__Aim__
Copy exactly, leaving out every image, the lines from the one with "Emit a Python" through the one with "y_ticks = [0, 0.1, 0.2, 0.3, 0.4, 0.5, 0.6, 0.7]", inclusive.

· · · ·

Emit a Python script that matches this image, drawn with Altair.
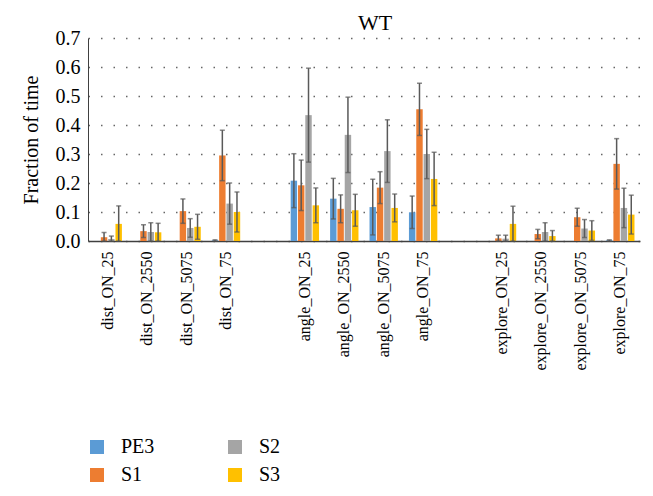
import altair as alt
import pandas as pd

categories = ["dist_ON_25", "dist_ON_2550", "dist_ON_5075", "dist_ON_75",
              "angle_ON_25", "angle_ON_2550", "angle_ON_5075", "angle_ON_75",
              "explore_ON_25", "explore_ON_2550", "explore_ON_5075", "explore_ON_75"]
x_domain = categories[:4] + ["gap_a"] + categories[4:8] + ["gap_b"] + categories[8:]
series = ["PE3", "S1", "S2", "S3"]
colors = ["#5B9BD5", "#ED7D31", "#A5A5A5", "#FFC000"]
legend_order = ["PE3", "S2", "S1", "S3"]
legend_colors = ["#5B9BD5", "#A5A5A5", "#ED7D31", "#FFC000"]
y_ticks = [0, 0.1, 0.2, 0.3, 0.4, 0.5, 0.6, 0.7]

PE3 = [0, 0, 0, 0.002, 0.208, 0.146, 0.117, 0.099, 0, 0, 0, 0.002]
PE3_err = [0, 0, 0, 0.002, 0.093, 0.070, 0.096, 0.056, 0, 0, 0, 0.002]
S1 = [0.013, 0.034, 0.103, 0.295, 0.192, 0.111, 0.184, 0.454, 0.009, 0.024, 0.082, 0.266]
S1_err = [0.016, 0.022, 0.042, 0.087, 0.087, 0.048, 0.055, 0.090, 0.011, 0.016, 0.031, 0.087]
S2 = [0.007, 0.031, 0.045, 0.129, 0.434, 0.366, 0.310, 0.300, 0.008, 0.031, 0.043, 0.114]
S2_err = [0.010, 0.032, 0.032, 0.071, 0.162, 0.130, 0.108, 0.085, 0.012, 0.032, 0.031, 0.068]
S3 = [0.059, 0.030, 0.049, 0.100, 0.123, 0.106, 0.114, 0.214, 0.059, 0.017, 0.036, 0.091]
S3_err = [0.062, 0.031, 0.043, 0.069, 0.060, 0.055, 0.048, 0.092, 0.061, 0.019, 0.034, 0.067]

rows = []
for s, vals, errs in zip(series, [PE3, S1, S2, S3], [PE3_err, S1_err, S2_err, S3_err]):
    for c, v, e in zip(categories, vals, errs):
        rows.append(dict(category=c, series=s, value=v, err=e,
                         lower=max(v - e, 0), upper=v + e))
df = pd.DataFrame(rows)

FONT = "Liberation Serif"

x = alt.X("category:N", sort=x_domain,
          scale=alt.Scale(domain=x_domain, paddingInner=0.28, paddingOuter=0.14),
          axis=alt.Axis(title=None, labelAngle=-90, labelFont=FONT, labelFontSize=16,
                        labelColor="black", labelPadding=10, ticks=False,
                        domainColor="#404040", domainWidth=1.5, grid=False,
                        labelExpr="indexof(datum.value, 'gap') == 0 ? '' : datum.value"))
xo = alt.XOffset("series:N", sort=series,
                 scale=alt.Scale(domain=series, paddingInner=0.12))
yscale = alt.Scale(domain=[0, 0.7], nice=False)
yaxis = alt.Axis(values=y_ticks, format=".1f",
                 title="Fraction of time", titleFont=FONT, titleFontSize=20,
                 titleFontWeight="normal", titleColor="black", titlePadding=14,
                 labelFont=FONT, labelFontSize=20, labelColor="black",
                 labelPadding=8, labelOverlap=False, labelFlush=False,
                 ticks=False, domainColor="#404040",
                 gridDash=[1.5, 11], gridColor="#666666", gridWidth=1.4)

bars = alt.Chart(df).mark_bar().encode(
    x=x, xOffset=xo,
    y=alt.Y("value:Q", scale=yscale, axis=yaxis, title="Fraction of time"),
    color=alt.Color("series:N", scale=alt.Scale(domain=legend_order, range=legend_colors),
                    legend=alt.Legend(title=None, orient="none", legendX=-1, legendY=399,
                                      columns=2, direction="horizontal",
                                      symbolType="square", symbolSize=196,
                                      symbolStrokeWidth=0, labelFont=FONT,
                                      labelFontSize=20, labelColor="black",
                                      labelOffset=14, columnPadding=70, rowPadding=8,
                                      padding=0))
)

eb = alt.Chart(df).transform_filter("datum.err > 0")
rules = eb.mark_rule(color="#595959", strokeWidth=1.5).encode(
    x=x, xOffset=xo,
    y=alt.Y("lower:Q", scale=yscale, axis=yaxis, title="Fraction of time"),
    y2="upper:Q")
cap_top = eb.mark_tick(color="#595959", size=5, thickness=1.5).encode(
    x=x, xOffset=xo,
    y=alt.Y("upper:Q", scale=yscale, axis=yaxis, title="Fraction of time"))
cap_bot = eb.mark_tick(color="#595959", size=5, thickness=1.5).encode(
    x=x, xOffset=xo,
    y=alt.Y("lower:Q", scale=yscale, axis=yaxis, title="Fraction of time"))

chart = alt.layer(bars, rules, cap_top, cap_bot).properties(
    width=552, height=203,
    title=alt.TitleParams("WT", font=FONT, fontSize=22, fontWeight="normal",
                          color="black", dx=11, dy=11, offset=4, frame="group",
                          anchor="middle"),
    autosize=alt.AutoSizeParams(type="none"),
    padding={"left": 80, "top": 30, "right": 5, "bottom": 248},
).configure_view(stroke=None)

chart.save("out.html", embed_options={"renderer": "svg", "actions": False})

· · · ·

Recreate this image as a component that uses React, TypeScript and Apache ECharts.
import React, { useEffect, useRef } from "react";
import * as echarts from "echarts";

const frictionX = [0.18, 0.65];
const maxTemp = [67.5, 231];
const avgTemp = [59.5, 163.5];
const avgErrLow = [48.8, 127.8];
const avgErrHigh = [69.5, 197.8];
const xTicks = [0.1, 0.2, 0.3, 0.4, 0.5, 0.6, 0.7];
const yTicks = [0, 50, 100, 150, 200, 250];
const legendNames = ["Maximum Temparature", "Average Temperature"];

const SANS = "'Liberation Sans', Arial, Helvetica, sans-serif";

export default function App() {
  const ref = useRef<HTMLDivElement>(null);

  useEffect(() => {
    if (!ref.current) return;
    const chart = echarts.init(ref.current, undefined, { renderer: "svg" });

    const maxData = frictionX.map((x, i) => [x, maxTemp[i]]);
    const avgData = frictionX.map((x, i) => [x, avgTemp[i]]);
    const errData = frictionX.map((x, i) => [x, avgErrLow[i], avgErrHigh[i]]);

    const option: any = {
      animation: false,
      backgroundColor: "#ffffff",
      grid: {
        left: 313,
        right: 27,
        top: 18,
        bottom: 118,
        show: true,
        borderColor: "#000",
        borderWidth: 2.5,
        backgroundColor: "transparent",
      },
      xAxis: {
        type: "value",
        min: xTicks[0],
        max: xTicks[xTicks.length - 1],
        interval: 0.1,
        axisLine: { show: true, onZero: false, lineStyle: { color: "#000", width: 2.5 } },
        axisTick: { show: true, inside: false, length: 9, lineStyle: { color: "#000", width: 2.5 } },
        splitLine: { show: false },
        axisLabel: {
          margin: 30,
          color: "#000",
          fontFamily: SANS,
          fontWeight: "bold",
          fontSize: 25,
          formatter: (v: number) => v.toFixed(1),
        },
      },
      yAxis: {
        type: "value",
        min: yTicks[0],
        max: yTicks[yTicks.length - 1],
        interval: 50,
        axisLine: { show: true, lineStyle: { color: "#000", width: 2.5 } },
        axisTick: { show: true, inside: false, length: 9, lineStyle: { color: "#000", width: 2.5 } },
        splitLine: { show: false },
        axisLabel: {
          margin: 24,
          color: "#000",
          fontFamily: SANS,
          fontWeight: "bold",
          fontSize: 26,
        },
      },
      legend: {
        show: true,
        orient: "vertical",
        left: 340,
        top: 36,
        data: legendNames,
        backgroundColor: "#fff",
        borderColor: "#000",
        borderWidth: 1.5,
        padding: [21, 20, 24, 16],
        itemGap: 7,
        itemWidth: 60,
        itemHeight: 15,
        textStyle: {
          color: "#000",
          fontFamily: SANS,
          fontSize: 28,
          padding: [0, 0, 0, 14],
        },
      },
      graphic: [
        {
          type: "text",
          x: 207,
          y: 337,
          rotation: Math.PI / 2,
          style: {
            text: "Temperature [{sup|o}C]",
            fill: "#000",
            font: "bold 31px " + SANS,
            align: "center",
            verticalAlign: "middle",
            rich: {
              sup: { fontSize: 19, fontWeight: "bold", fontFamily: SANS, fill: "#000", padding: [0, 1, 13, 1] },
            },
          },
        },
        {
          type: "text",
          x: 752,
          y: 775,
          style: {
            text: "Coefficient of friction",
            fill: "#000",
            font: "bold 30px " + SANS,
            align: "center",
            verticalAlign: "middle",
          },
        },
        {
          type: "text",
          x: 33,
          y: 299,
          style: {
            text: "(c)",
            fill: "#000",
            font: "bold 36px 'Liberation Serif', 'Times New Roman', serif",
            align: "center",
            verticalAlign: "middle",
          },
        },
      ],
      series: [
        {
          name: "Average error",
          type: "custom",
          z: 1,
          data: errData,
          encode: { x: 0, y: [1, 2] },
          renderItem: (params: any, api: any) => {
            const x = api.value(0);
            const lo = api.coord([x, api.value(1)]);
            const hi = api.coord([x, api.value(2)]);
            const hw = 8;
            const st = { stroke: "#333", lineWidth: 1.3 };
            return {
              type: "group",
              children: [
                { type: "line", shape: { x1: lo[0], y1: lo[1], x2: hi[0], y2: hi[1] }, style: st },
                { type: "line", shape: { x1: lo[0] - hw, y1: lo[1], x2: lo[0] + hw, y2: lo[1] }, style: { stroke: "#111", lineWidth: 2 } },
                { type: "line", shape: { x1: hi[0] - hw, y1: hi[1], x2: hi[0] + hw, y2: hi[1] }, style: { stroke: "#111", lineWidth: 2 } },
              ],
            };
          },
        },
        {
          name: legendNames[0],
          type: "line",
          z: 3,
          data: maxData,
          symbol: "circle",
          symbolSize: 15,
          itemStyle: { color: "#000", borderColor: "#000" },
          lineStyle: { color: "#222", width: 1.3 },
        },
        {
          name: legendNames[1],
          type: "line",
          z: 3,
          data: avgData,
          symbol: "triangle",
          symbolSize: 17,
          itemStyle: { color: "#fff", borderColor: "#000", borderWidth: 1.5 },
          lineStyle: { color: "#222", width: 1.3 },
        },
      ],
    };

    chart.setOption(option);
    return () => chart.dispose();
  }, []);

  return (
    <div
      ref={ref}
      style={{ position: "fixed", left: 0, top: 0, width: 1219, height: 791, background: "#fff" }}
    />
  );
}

· · · ·

__Output of the exercise__
Emit a Python script that matches this image, drawn with Altair.
import altair as alt
import pandas as pd

categories = ["dist_ON_25", "dist_ON_2550", "dist_ON_5075", "dist_ON_75",
              "angle_ON_25", "angle_ON_2550", "angle_ON_5075", "angle_ON_75",
              "explore_ON_25", "explore_ON_2550", "explore_ON_5075", "explore_ON_75"]
x_domain = categories[:4] + ["gap_a"] + categories[4:8] + ["gap_b"] + categories[8:]
series = ["PE3", "S1", "S2", "S3"]
colors = ["#5B9BD5", "#ED7D31", "#A5A5A5", "#FFC000"]
legend_order = ["PE3", "S2", "S1", "S3"]
legend_colors = ["#5B9BD5", "#A5A5A5", "#ED7D31", "#FFC000"]
y_ticks = [0, 0.1, 0.2, 0.3, 0.4, 0.5, 0.6, 0.7]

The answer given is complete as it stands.